Do you know how rhythm, rhyme, rap and poetry are related? Well, in many more cases than you might currently realize, there can be little or no difference between them. Have your learners set poetry to music or recite poetry or excerpts to a funky beat (their funky, not yours). Start them off with a couple of samples like an excerpt from the Spanish show for children, “Chavo” (pictured) and you’re on your way to an unforgettable Spanish language class session.

Giving Spanish Learners Greater Autonomy and Control

Have you ever allowed your classes of Spanish language learners to write their own quizzes and exams?

Oh, they’ll just write the easiest things they can”, you might think.

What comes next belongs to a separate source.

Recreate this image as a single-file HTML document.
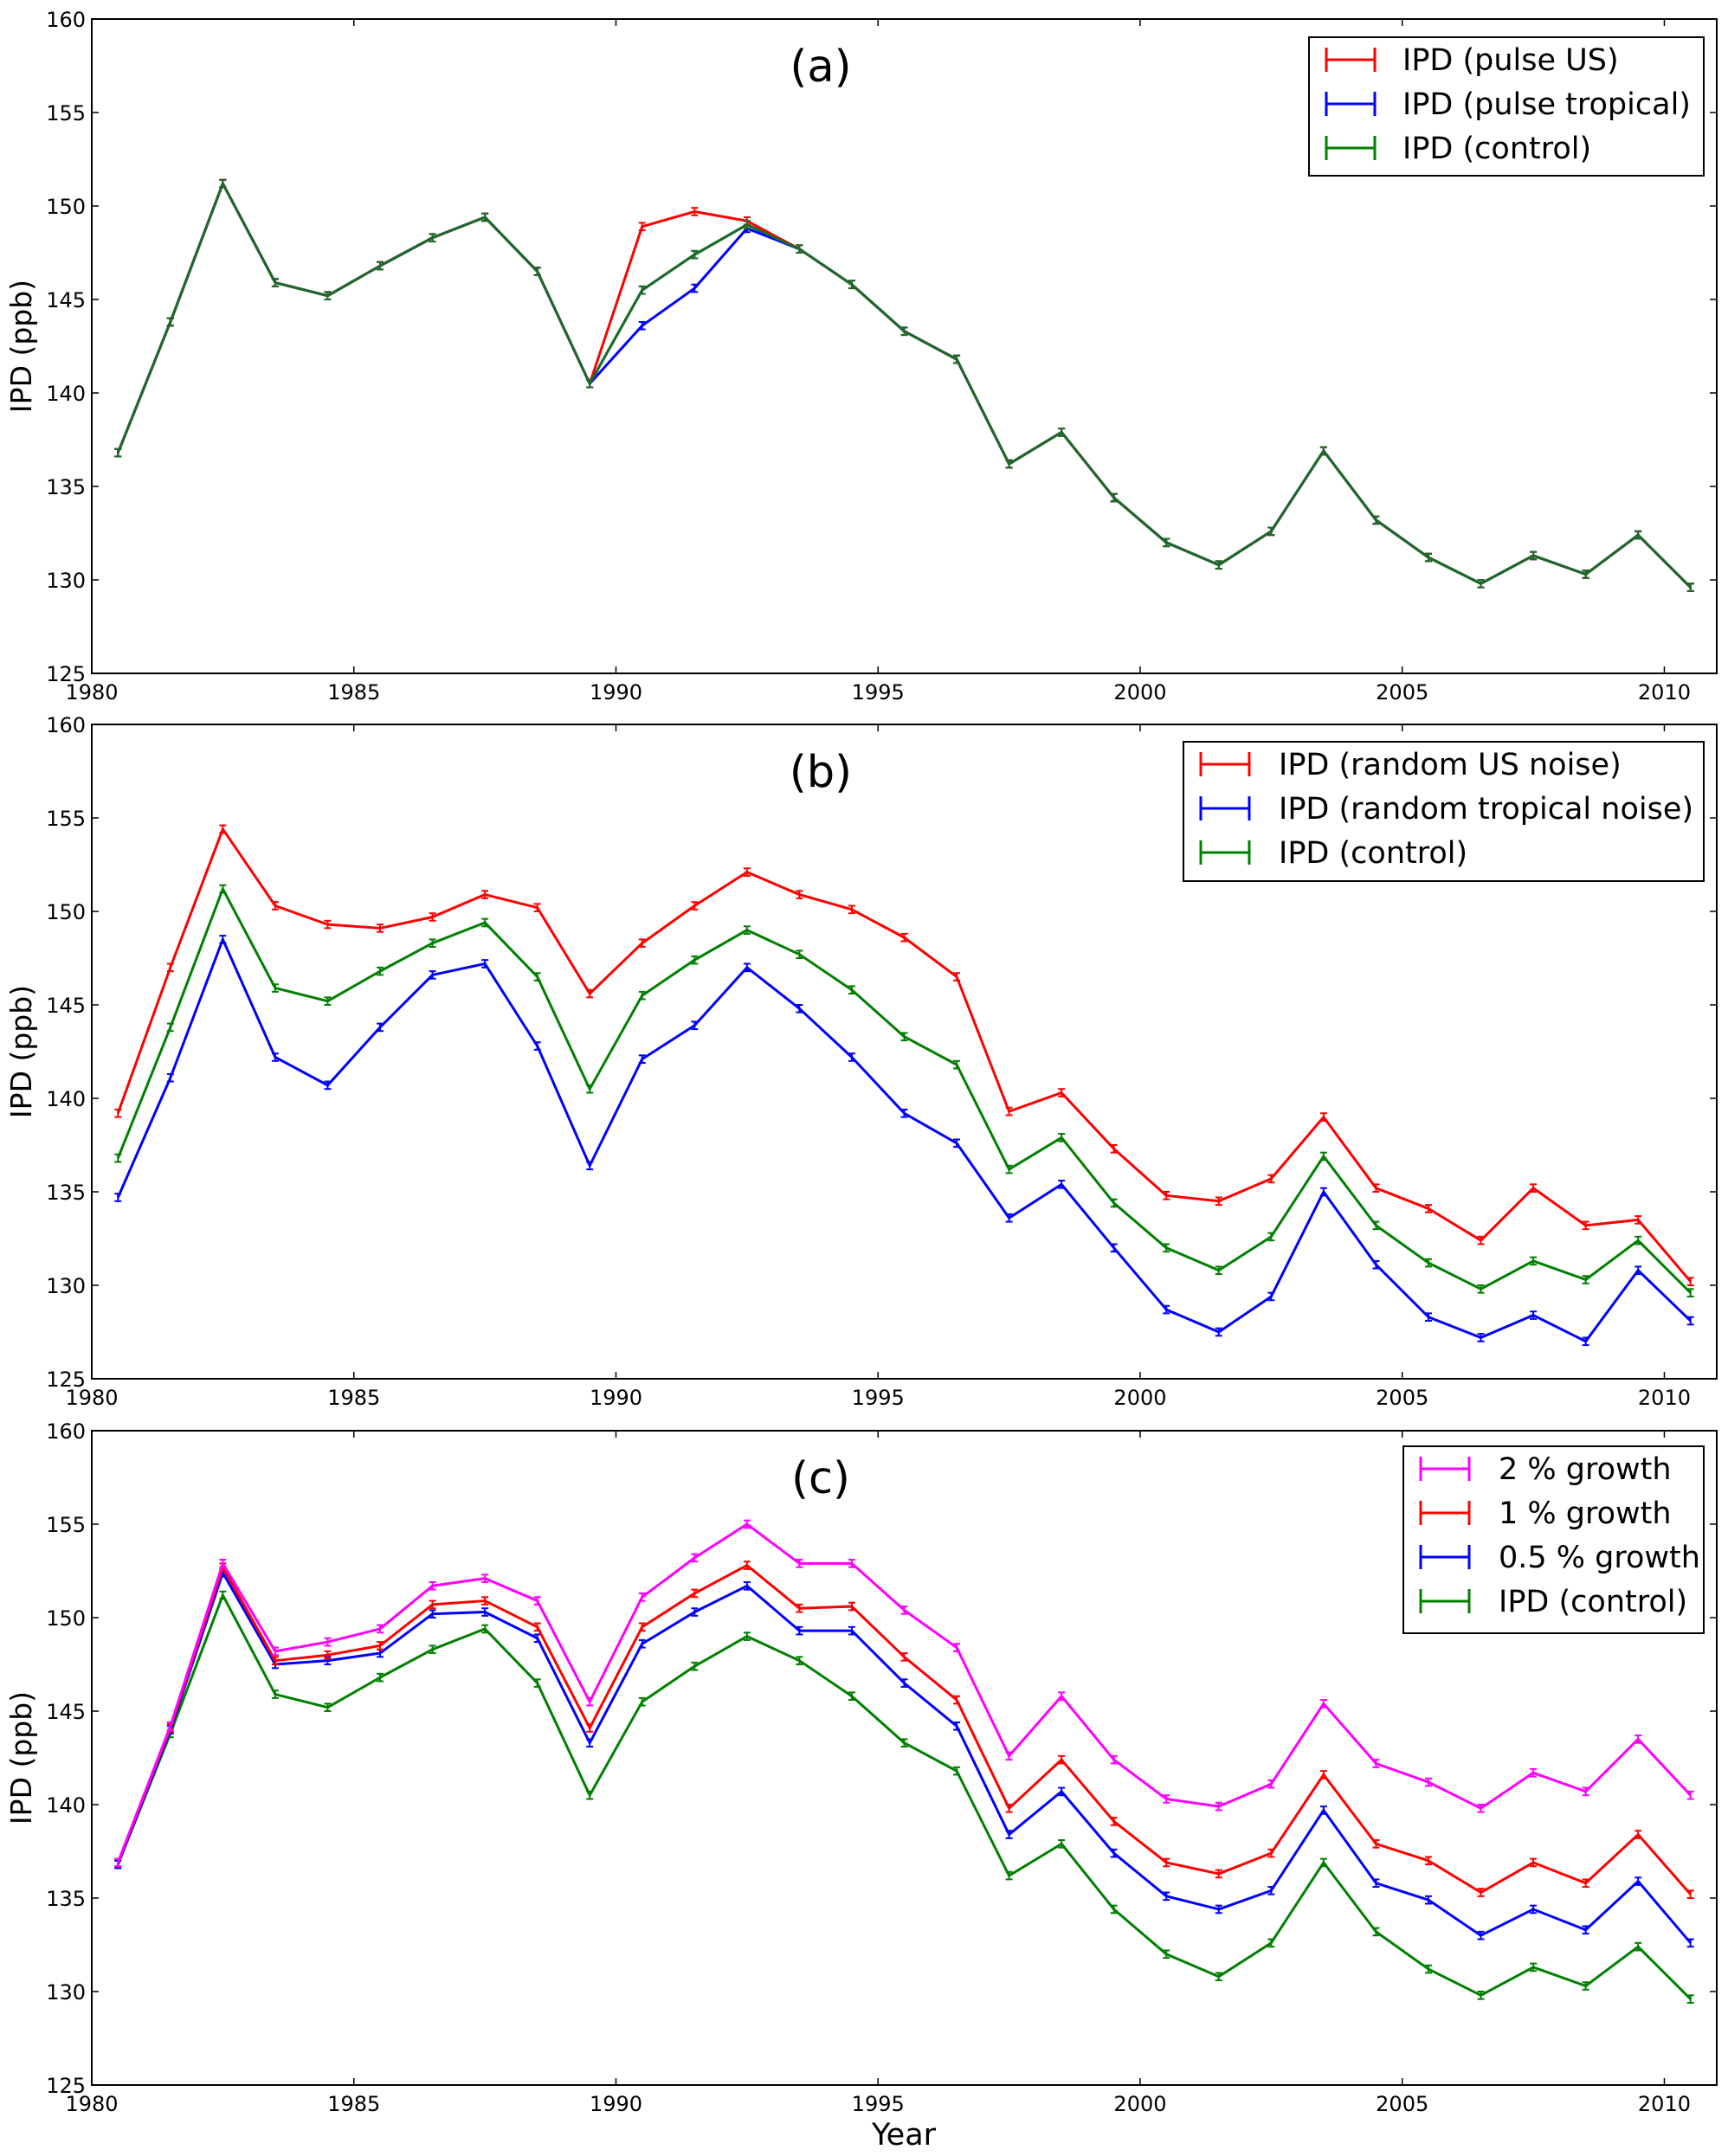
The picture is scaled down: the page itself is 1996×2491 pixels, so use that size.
<!DOCTYPE html>
<html><head><meta charset="utf-8"><style>
body{margin:0;background:#fff;}
svg text{font-family:"DejaVu Sans","Liberation Sans",sans-serif;}
</style></head><body>
<svg id="chart" width="1996" height="2486" xmlns="http://www.w3.org/2000/svg"></svg>
<script>
const years = [1980.5,1981.5,1982.5,1983.5,1984.5,1985.5,1986.5,1987.5,1988.5,1989.5,1990.5,1991.5,1992.5,1993.5,1994.5,1995.5,1996.5,1997.5,1998.5,1999.5,2000.5,2001.5,2002.5,2003.5,2004.5,2005.5,2006.5,2007.5,2008.5,2009.5,2010.5];
const control = [136.8,143.8,151.2,145.9,145.2,146.8,148.3,149.4,146.5,140.5,145.5,147.4,149.0,147.7,145.8,143.3,141.8,136.2,137.9,134.4,132.0,130.8,132.6,136.9,133.2,131.2,129.8,131.3,130.3,132.4,129.6];
const pulseUS = [136.8,143.8,151.2,145.9,145.2,146.8,148.3,149.4,146.5,140.5,148.9,149.7,149.2,147.7,145.8,143.3,141.8,136.2,137.9,134.4,132.0,130.8,132.6,136.9,133.2,131.2,129.8,131.3,130.3,132.4,129.6];
const pulseTrop = [136.8,143.8,151.2,145.9,145.2,146.8,148.3,149.4,146.5,140.5,143.6,145.6,148.8,147.7,145.8,143.3,141.8,136.2,137.9,134.4,132.0,130.8,132.6,136.9,133.2,131.2,129.8,131.3,130.3,132.4,129.6];
const randUS = [139.2,147.0,154.4,150.3,149.3,149.1,149.7,150.9,150.2,145.6,148.3,150.3,152.1,150.9,150.1,148.6,146.5,139.3,140.3,137.3,134.8,134.5,135.7,139.0,135.2,134.1,132.4,135.2,133.2,133.5,130.2];
const randTrop = [134.7,141.1,148.5,142.2,140.7,143.8,146.6,147.2,142.8,136.4,142.1,143.9,147.0,144.8,142.2,139.2,137.6,133.6,135.4,132.0,128.7,127.5,129.4,135.0,131.1,128.3,127.2,128.4,127.0,130.8,128.1];
const growth2 = [136.9,144.2,152.9,148.2,148.7,149.4,151.7,152.1,150.9,145.5,151.1,153.2,155.0,152.9,152.9,150.4,148.4,142.6,145.8,142.4,140.3,139.9,141.1,145.4,142.2,141.2,139.8,141.7,140.7,143.5,140.5];
const growth1 = [136.9,144.1,152.7,147.7,148.0,148.5,150.7,150.9,149.5,144.1,149.5,151.3,152.8,150.5,150.6,147.9,145.6,139.8,142.4,139.1,136.9,136.3,137.4,141.6,137.9,137.0,135.3,136.9,135.8,138.4,135.2];
const growth05 = [136.8,144.0,152.4,147.5,147.7,148.1,150.2,150.3,148.9,143.3,148.6,150.3,151.7,149.3,149.3,146.5,144.2,138.4,140.7,137.4,135.1,134.4,135.4,139.7,135.8,134.9,133.0,134.4,133.3,135.9,132.6];
const xTicks = [1980,1985,1990,1995,2000,2005,2010];
const yTicks = [125,130,135,140,145,150,155,160];

const NS="http://www.w3.org/2000/svg";
const svg=document.getElementById('chart');
function el(tag,attrs,parent){const e=document.createElementNS(NS,tag);for(const k in attrs)e.setAttribute(k,attrs[k]);(parent||svg).appendChild(e);return e;}
const L=106,R=1983,X0=1980,X1=2011,Y0=125,Y1=160;
const xs=v=>L+(v-X0)/(X1-X0)*(R-L);

const panels=[
 {id:'a',top:22,title:'(a)',series:[[pulseUS,'#ff0000','IPD (pulse US)'],[pulseTrop,'#0000ff','IPD (pulse tropical)'],[control,'#008000','IPD (control)']],
  leg:{x:1512,y:43,w:456,h:160,tx:1620}, draw:[[control,'#008000'],[pulseTrop,'#0000ff'],[pulseUS,'#ff0000'],[control,'#1a6b2a']]},
 {id:'b',top:837,title:'(b)',series:[[randUS,'#ff0000','IPD (random US noise)'],[randTrop,'#0000ff','IPD (random tropical noise)'],[control,'#008000','IPD (control)']],
  leg:{x:1367,y:857,w:601,h:161,tx:1477}},
 {id:'c',top:1653,title:'(c)',series:[[growth2,'#ff00ff','2 % growth'],[growth1,'#ff0000','1 % growth'],[growth05,'#0000ff','0.5 % growth'],[control,'#008000','IPD (control)']],
  leg:{x:1621,y:1671,w:347,h:216,tx:1731}}
];
const H=756;
panels.forEach(p=>{
  const g=el('g',{});
  
  
  const ys=v=>p.top+H-(v-Y0)/(Y1-Y0)*H;
  const B=p.top+H;
  xTicks.forEach(t=>{
    const x=xs(t);
    el('line',{x1:x,x2:x,y1:B,y2:B-8,stroke:'#000','stroke-width':1.5},g);
    el('line',{x1:x,x2:x,y1:p.top,y2:p.top+8,stroke:'#000','stroke-width':1.5},g);
    const tx=el('text',{x:x,y:B+30,'font-size':24,'text-anchor':'middle'},g);tx.textContent=t;
    
    
  });
  yTicks.forEach(t=>{
    const y=ys(t);
    el('line',{x1:L,x2:L+8,y1:y,y2:y,stroke:'#000','stroke-width':1.5},g);
    el('line',{x1:R,x2:R-8,y1:y,y2:y,stroke:'#000','stroke-width':1.5},g);
    const tx=el('text',{x:L-7,y:y+9,'font-size':24,'text-anchor':'end'},g);tx.textContent=t;
    
    
  });
  const yl=el('text',{x:0,y:0,'font-size':33,'text-anchor':'middle',transform:`translate(36,${p.top+H/2}) rotate(-90)`},g);
  yl.textContent='IPD (ppb)';
  
  
  const draw=p.draw||p.series.slice().reverse().map(s=>[s[0],s[1]]);
  draw.forEach(([vals,col])=>{
    const pts=vals.map((v,i)=>xs(years[i])+','+ys(v)).join(' ');
    const line=el('polyline',{points:pts,fill:'none',stroke:col,'stroke-width':3,'stroke-linejoin':'round'},g);
    
    
    vals.forEach((v,i)=>{
      const x=xs(years[i]),y1=ys(v+0.2),y2=ys(v-0.2);
      el('line',{x1:x,x2:x,y1:y1,y2:y2,stroke:col,'stroke-width':2},g);
      el('line',{x1:x-4,x2:x+4,y1:y1,y2:y1,stroke:col,'stroke-width':2},g);
      el('line',{x1:x-4,x2:x+4,y1:y2,y2:y2,stroke:col,'stroke-width':2},g);
    });
  });
  el('rect',{x:L,y:p.top,width:R-L,height:H,fill:'none',stroke:'#000','stroke-width':2},g);
  const tt=el('text',{x:948,y:p.top+72,'font-size':51,'text-anchor':'middle'},g);tt.textContent=p.title;
  
  
  const lg=el('g',{},g);
  
  
  el('rect',{x:p.leg.x,y:p.leg.y,width:p.leg.w,height:p.leg.h,fill:'#fff',stroke:'#000','stroke-width':2},lg);
  p.series.forEach((s,i)=>{
    const y=p.leg.y+26+i*51;
    const e=el('g',{},lg);
    
    
    const x1=p.leg.x+20,x2=p.leg.x+76;
    el('line',{x1:x1,x2:x2,y1:y,y2:y,stroke:s[1],'stroke-width':3},e);
    el('line',{x1:x1,x2:x1,y1:y-14,y2:y+14,stroke:s[1],'stroke-width':3},e);
    el('line',{x1:x2,x2:x2,y1:y-14,y2:y+14,stroke:s[1],'stroke-width':3},e);
    const t=el('text',{x:p.leg.tx,y:y+12,'font-size':35},e);t.textContent=s[2];
  });
});
const xl=el('text',{x:1044,y:2478,'font-size':35,'text-anchor':'middle'});
xl.textContent='Year';


</script>
</body></html>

Don’t you bet on it. Try having one class group write a topic quiz for another class group at the same or a lower Spanish level. Then later, give that quiz to the “target” class. Talk about being amazed at the results, I’m often stunned at how good these are virtually every time I do this. Save these for later too. If it works well once, it’ll likely work well again and again.

Eliminating Spanish “Tests”

Want to be a “super-hero”? Then just try announcing to your Spanish language learners,“_There will be NO test_s”. I’ll put money on the table that they’ll cheer you! So then, how can you evaluate them? Use portfolios of work, peer evaluations, topic expository essays, written or spoken presentations, that’s how. Addition language evaluation methods are also quite possible. In any event, the apparent “release” of your Spanish language learners from the dreaded “tests” will certainly be a big hit on your teaching circuit. Give it some creative thought and it’ll benefit you as well.

Providing Inter-Active Assignments

Your Spanish language learners just love homework, don’t they? (¡Hay por dios, NO profe!) What? “They don’t”, you bark? Okay then, let’s switch a few things around. How about trashing the book report, standard essay and boring answer-the-questions-from-the-book type of homework assignments? Of course you’ll replace them with far more inter-active, dynamic ones such as:

  • Enact a dramatic scene from a book, Spanish movie or literary work
  • Give an audio-visual summary of a chapter or other work in Spanish
  • Prepare graphics, posters visuals or other displays to demonstrate knowledge and understanding of a Spanish topic or theme covered in class
  • Learn and sing or recite a popular song or literary passage or poem in Spanish (with or without music by artists such as Carlos Vive)
  • Do something “creative” with the Spanish language material or aspect to be learned
  • Surprise me, “El Maestro”, with your “brilliance” and show me you “know” using any means you wish

So put some of these tips and techniques into use in your Spanish language classes to help motivate your charges to more effective Spanish language learning efforts. Surely, you’ll be glad you did.